4. North Korea replaces key officials in charge of weapons development with younger officials. South Korea’s Yonhap News Agency reported on Tuesday that two noticeably younger-looking officials, Kim Chun-sop, a newcomer to the country’s National Defense Commission, and Hong Yong-chil, the deputy director of the machine-building industry department at the Workers’ Party of Korea (WPK), seem to have replaced the eighty-seven-year-old Ju Kyu-chang and seventy-one-year-old Park To-chun, respectively. The change is likely part of the ongoing leadership shake-up that seems to have accelerated since Kim Jong-un’s uncle-in-law, Jang Song-thaek, was executed in December 2013. Since Kim Jong-un came to power in December 2011, between 20 and 30 percent of North Korea’s top officials and 40 percent of the country’s top military officers were “replaced,” according to South Korea’s National Intelligence Service’s reporting in July of this year. Whether the leadership swaps signal instability within the Kim regime or represent Kim’s efforts to consolidate power is unclear. The younger officials, however, are still much older than the supreme leader, who is only in his early thirties, and likely were part of the North Korean political system long before the young Kim came to power.

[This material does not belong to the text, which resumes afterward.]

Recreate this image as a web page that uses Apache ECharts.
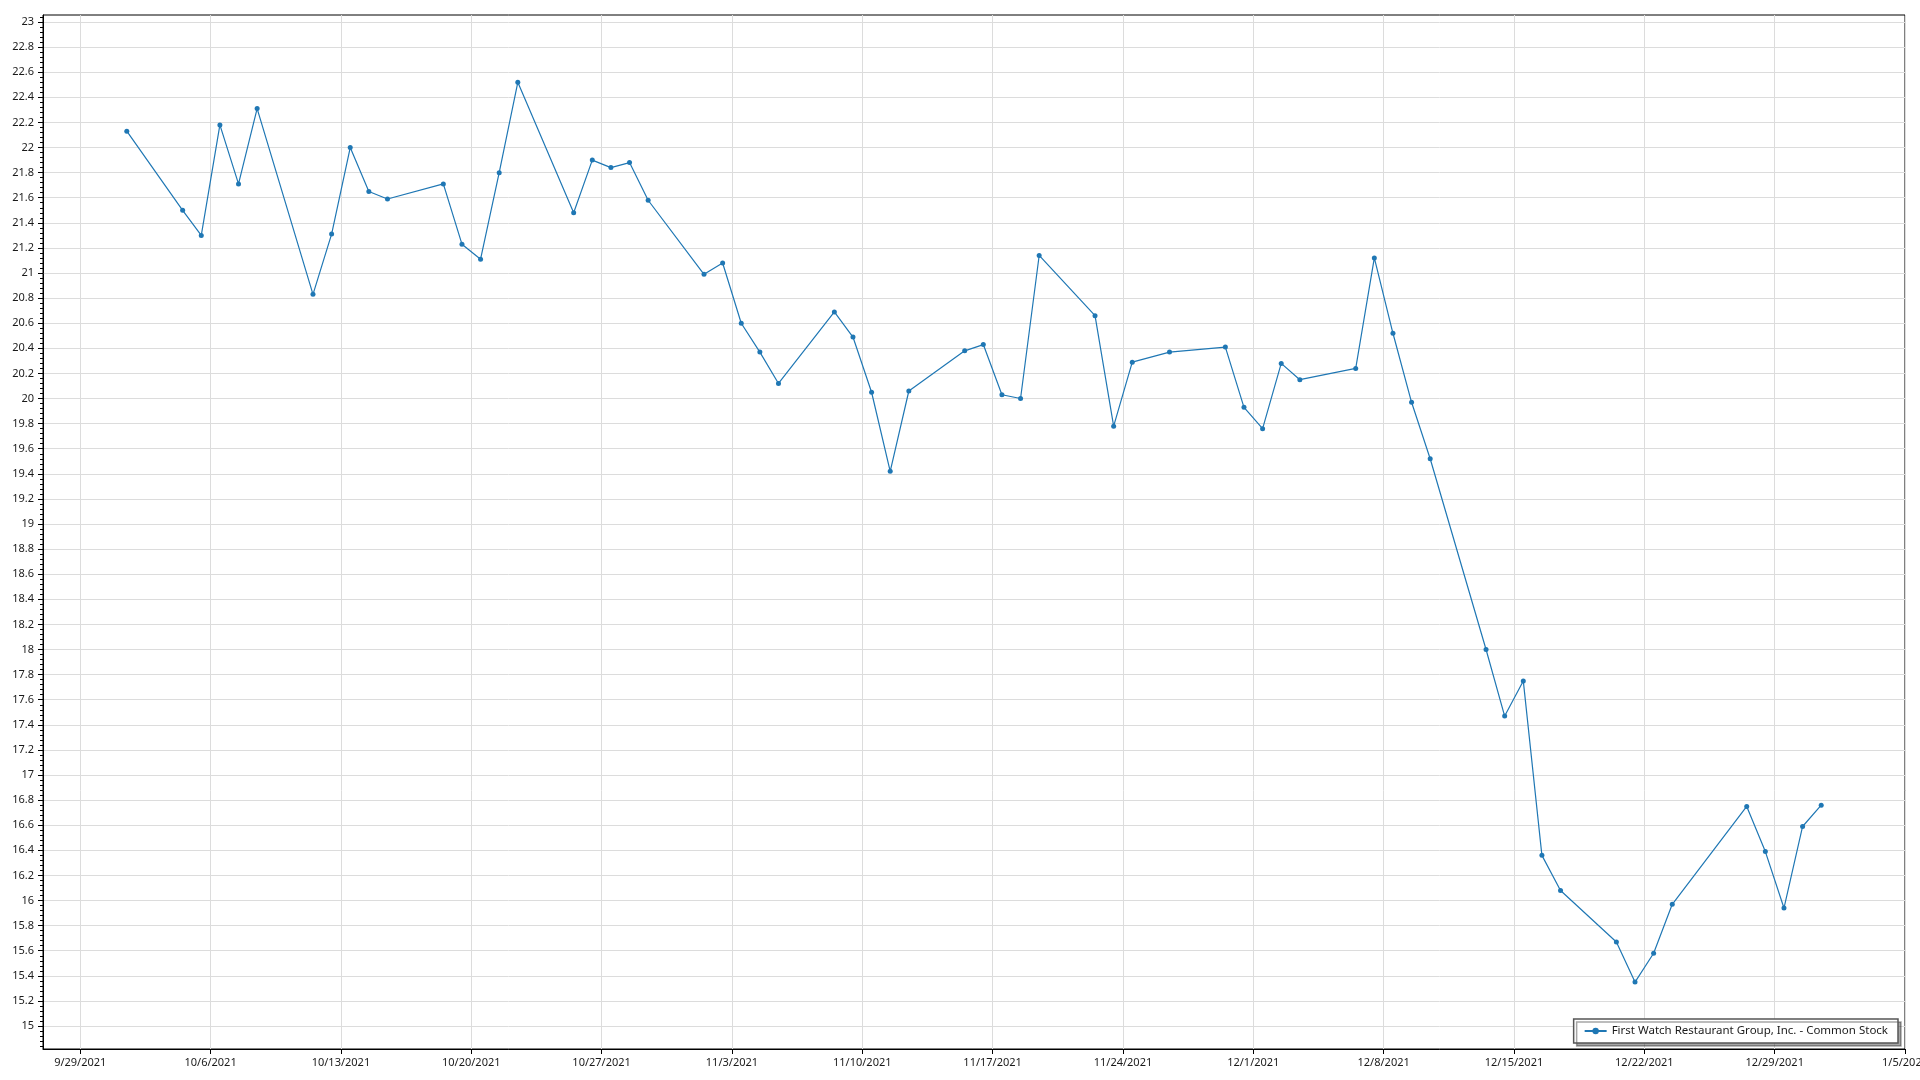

5. Vietnam seeks closer ties with Japan. Nguyen Phu Trong, the general secretary of the Communist Party of Vietnam, visited Japan for the first time since he assumed his current position in 2011. Japan and Vietnam have strengthened ties in recent years partially due to shared security concerns regarding maritime disputes with China in the East and South China Seas, respectively. Over the course of his visit, Nguyen repeatedly called for improved bilateral defense and security cooperation. Japanese President Shinzo Abe announced that Japan would provide Vietnam with two used vessels in addition to the six used ships that Japan had promised in August 2014. Outside of military cooperation, Japan, which is Vietnam’s biggest provider of foreign aid, also committed to providing Vietnam with an official development assistance loan of 100 billion yen (around 836 million dollars). Since assuming office in 2013, Abe has emphasized improving relations with Southeast Asian nations and in 2014, Japan and Vietnam upgraded their relationship to an extensive strategic partnership.
Bonus: The Guinness World Records reference book makes room for Japan’s geriatric sensation. 105-year-old Hidekichi Miyazaki impressed health officials and the public when he completed the 100-meter dash in 42.22 seconds. Since no one above the age of 105 has ever held any record in sprinting, Miyazaki automatically earned himself a spot in the Guinness World Record reference book. Still, Miyazaki fretted over his performance, vowing to train harder to redeem himself. Nicknamed “Golden Bolt,” after the Jamaican sprinter who is regarded as the fastest man on earth, Miyazaki flashed Bolt’s signature “lightning” pose when crossing the finish line.